DW: [Laughs] “No it’s ok”

Five minutes later, my family was seated, and I left Dontrelle – Mr. Willis – alone with his daughter Adriane, or Adrianne, or Adrianna, I have no idea how it is spelled. And my day in Miami was over. I was ready to head back to the United States.

Thursday, October 4, 2007

I need more hard rain and good music

Lyrics: "But if you go carrying pictures of chairman Mao, You ain't going to make it with anyone anyhow" - The Beatles

Nothing exciting to report so I will revert to my all-too familiar habit of bullet-pointing [this is a fabricated verb]:

a.) Milestones reached: For the first time in 13 years I have managed to do a split. Amalia Hernandez, the founder of the Mexican Ballet and the cantankerous, positively insane woman who I had the honor of calling “teacher,” would surely be proud, and so am I. It’s taken me a couple of weeks to get the muscles stretched that way again and the process reminded me of afternoons at her house, standing by the bar and watching spots of light dance across the floor, envious because all I was doing was my 100th plie. Or the Palacio de Bellas Artes, with her yelling somewhere backstage. I shouldn’t have left ballet with the childishly simple excuse of “it’s not fun”…it’s a beautiful art of body and soul. On another note, I ran a 6-minute mile. For the first time in quite some time I felt like what Mike Markowitz still refers to as a “beast,” though we both laugh about it. I had forgotten what track spikes felt like, wrapped tightly around your foot, almost willing your leg upwards with a Hermes-like weightlessness.

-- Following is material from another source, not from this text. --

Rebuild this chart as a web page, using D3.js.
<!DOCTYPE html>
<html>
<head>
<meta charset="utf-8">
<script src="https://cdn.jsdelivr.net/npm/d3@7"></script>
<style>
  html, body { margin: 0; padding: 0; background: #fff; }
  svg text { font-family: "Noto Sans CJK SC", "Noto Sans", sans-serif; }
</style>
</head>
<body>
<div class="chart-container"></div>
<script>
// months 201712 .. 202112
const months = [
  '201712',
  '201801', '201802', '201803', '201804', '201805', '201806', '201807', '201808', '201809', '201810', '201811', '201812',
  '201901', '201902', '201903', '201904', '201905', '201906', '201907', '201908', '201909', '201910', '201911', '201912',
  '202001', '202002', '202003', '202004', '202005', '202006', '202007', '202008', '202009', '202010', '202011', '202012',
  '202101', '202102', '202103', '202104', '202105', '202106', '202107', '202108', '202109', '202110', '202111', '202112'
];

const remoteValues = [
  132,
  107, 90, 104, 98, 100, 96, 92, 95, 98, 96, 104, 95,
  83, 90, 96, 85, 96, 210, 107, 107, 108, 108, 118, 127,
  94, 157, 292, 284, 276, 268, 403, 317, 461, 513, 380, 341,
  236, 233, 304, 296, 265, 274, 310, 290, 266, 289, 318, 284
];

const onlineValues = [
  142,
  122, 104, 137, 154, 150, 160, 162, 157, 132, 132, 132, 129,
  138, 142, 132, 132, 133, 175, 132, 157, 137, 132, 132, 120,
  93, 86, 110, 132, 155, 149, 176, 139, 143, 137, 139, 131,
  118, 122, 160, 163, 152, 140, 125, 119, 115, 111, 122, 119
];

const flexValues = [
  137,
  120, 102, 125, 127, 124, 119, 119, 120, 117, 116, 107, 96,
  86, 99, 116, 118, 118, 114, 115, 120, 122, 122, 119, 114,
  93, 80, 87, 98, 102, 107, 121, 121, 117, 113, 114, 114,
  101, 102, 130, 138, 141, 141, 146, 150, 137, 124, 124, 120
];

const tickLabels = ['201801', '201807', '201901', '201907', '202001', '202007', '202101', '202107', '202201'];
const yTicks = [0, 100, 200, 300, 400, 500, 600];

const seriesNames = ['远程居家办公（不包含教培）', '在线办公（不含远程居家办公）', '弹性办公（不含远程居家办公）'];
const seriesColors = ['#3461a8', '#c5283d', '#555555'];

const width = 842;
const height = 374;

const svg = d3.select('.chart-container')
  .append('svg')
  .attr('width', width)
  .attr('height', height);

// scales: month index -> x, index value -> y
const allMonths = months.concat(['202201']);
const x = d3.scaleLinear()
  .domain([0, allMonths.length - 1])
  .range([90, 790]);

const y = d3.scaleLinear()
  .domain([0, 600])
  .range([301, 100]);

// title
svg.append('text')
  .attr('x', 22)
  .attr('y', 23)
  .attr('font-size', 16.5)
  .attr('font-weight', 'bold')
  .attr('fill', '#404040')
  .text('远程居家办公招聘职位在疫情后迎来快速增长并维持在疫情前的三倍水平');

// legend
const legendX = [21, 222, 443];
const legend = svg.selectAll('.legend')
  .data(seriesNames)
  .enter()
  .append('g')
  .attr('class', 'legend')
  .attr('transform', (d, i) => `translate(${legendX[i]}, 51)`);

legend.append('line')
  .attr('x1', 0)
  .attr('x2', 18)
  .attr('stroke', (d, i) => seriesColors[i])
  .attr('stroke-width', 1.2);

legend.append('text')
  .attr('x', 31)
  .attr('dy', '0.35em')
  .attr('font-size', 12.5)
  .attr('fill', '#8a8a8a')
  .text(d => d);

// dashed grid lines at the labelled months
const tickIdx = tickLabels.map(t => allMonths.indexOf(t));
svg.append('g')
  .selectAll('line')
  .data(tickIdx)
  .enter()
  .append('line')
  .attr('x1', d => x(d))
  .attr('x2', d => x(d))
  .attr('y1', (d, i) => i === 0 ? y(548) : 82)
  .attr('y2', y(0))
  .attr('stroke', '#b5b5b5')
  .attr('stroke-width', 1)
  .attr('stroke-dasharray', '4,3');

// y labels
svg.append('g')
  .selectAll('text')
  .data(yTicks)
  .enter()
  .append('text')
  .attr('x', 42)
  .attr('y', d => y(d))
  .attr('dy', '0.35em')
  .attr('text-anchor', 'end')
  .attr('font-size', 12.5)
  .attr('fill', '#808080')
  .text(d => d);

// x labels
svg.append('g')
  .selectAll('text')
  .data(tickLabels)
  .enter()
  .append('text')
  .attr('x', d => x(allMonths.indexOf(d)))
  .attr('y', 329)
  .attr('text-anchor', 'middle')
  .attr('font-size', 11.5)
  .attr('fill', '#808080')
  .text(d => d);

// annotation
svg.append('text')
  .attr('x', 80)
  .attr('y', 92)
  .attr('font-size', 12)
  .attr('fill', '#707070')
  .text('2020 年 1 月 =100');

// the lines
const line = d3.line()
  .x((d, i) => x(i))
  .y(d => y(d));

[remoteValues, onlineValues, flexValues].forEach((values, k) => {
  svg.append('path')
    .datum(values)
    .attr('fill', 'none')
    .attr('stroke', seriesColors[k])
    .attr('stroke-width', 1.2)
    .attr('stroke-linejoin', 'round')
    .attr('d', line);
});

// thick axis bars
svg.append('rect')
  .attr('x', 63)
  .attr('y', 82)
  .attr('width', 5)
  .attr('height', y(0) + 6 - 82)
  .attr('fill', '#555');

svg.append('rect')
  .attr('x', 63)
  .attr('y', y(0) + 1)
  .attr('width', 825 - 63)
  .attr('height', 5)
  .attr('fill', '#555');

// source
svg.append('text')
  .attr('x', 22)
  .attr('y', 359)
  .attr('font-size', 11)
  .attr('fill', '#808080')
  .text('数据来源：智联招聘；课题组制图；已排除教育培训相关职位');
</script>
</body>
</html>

b.) I had a run-in with a key lime pie. Or rather, I tried to make one, but put in entire eggs instead of egg whites, and forgot that Cuban condensed milk is a lot sweeter than American condensed milk [of course, we Cubans have a tendency of taking things like "sweetness" or "grease" to unpalatable extremes]. The end result: a much too sweet, but still edible dessert, and a lot of jokes at the dinner table.

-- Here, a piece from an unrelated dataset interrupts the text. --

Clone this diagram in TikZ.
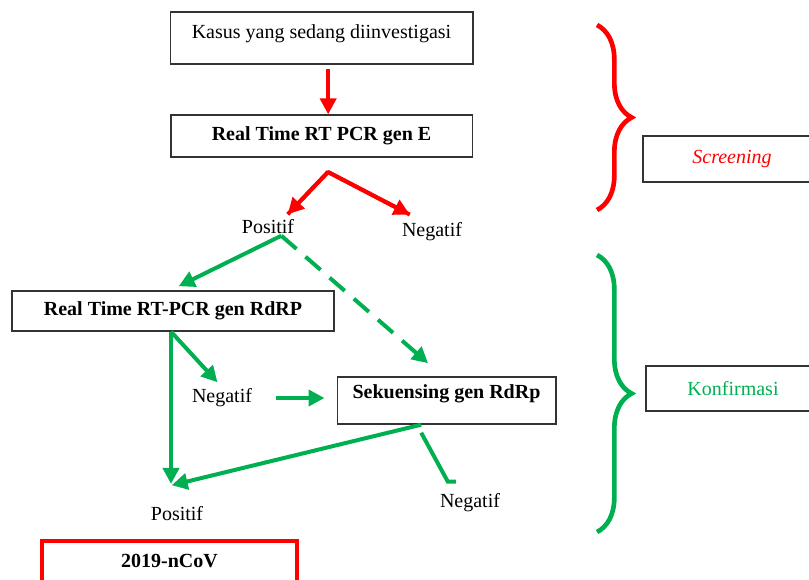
\documentclass[tikz,border=0pt]{standalone}
\usepackage{fontspec}
\setmainfont{Liberation Serif}
\usetikzlibrary{positioning,arrows.meta,decorations.pathreplacing}
\definecolor{wordgreen}{RGB}{0,176,80}
\tikzset{box node/.style={draw=black!80,line width=1pt,inner sep=0pt,font=\fontsize{15}{18}\selectfont},
         word node/.style={inner sep=1pt,font=\fontsize{15}{18}\selectfont},
         red arrow/.style={draw=red,line width=3pt,-{Triangle[length=12pt,width=12pt]}},
         green arrow/.style={draw=wordgreen,line width=3pt,-{Triangle[length=12pt,width=12pt]}},
         stage brace/.style={decorate,decoration={brace,amplitude=26pt},line width=3.5pt},
            }

\begin{document}
\begin{tikzpicture}[x=0.75pt,y=-0.75pt]
    \useasboundingbox (0,0) rectangle (809,579);
    \clip (0,0) rectangle (809,579);

    \node[box node,minimum width=227pt,text height=19.5pt,text depth=19.5pt] (kasus) at (321.5,38) {Kasus yang sedang diinvestigasi};
    \node[box node,minimum width=226pt,minimum height=31.5pt,font=\fontsize{15}{18}\selectfont\bfseries] (genE) at (321.5,136) {Real Time RT PCR gen E};
    \node[word node] (pos1) at (268,227) {Positif};
    \node[word node] (neg1) at (432,232) {Negatif};
    \node[box node,minimum width=241.5pt,minimum height=30pt,font=\fontsize{15}{18}\selectfont\bfseries] (rdrp) at (173,311) {Real Time RT-PCR gen RdRP};
    \node[word node] (neg2) at (222,398) {Negatif};
    \node[box node,minimum width=164pt,text height=15.75pt,text depth=19.5pt,font=\fontsize{15}{18}\selectfont\bfseries] (sek) at (446.5,400.5) {Sekuensing gen RdRp};
    \node[word node] (pos2) at (177,514) {Positif};
    \node[word node] (neg3) at (470,503) {Negatif};
    \node[box node,draw=red,line width=3pt,minimum width=191pt,text height=20pt,text depth=25pt,font=\fontsize{15}{18}\selectfont\bfseries] (ncov) at (169.5,571) {2019-nCoV};

    \node[box node,minimum width=133.5pt,minimum height=34.5pt,text=red,font=\fontsize{15}{18}\selectfont\itshape] (screen) at (732,159) {Screening};
    \node[box node,minimum width=130.5pt,minimum height=33.75pt,text=wordgreen] (konf) at (733,388.5) {Konfirmasi};

    \coordinate (fork1) at (328,172);
    \coordinate (fork2) at ([xshift=10pt]pos1.south);

    % screening
    \draw[red arrow,shorten <=3pt] ([xshift=5pt]kasus.south) -- ([xshift=5pt]genE.north);
    \draw[draw=red,line width=3pt,line join=round] ([xshift=-6pt,yshift=3pt]pos1.north east) -- (fork1) -- ([xshift=7pt,yshift=5pt]neg1.north west);
    \draw[red arrow] (fork1) -- ([xshift=-6pt,yshift=3pt]pos1.north east);
    \draw[red arrow] (fork1) -- ([xshift=7pt,yshift=5pt]neg1.north west);

    % konfirmasi
    \draw[green arrow,shorten >=7pt] (fork2) -- ([xshift=-2pt]rdrp.north);
    \draw[green arrow,dash pattern=on 15pt off 9pt,shorten >=15pt] (fork2) -- ([xshift=-2.5pt]sek.north);
    \draw[green arrow,shorten >=5pt] ([xshift=-1.5pt]rdrp.south) -- (neg2.north);
    \draw[green arrow,shorten >=16pt] ([xshift=-1.5pt]rdrp.south) -- ([xshift=-1.5pt]rdrp.south |- pos2.north);
    \draw[green arrow,shorten <=17pt,shorten >=9pt] (neg2.east) -- (neg2.east -| sek.west);
    \draw[green arrow] ([xshift=-19pt]sek.south) -- ([xshift=-4pt,yshift=15pt]pos2.north);
    \draw[draw=wordgreen,line width=3pt] ([xshift=-19pt,yshift=-6pt]sek.south) -- ([xshift=7pt,yshift=8pt]neg3.north west) -- ++(8,0);

    \draw[stage brace,red] (597,25) -- (597,210);
    \draw[stage brace,wordgreen] (597,255) -- (597,532);
\end{tikzpicture}
\end{document}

c.) Highlights: I saw “Across the Universe.” Aside from being an aesthetically pleasing spectacle, the movie moved me with its music. At points, the entire theater was singing and stomping to Beatles classics, which I didn’t mind anywhere near as much as I do those people who clap at random jokes in the middle of a packed theater or my one-time experience at the Rocky Horror Picture Show in Cambridge [Tom, back me up on this]. I actually enjoyed it and joined in. Driving home on the Turnpike and listening to a different kind of classic – Joshua Bell – I smiled to think how much of our lives is set to music. [On a sidenote, I wondered how much of my personal liking of the violin is narcissistic, since it's the instrument that most resembles the human voice]. In the past I’ve argued that music has taken away the natural ups and downs of our emotions, leaving us with a finely tuned escape permanently blaring from our iPods. Music can create little ersatz bubbles for us to walk around campus, permanently submerged in a stimulus other than our own thoughts. But oddly enough, on the drive home I felt that my faith in music had been restored. In fact, I felt a bit like Jack Kerouac (to name a figure that is period-appropriate), making rhythm with random words and streaming thoughts, half-accidentally showing the world that music is created everywhere if we just stop long enough to find a beat. And so as Nietzsche said (and later John Stamos, of all people, quoted), “Without music, life would be an error.”

d.) I’ve been thoroughly reviewing my Libertarian views, especially when it comes to the world economy. More to come on this later, if I ever actually get somewhere.

e.) Last night was restless, which is not particularly unusual for me. I woke up from the torrential downpour outside and cursed the alarm system that wouldn’t let me open my window for fear of waking everybody. I’ve concluded that the indoor spaces of houses should be more fluid with the outdoor ones. Windows and doors should be open. Damn alarm systems shouldn’t be in the way of me getting my hands wet with rain.

f.) I’m drawing again. Kind of. I have nothing to say on this other than how amazing it feels to grind charcoal on good paper.

g.) I want to be across the ocean already, so I can stop writing boring accounts of movies and random days, and start doing, watching, looking.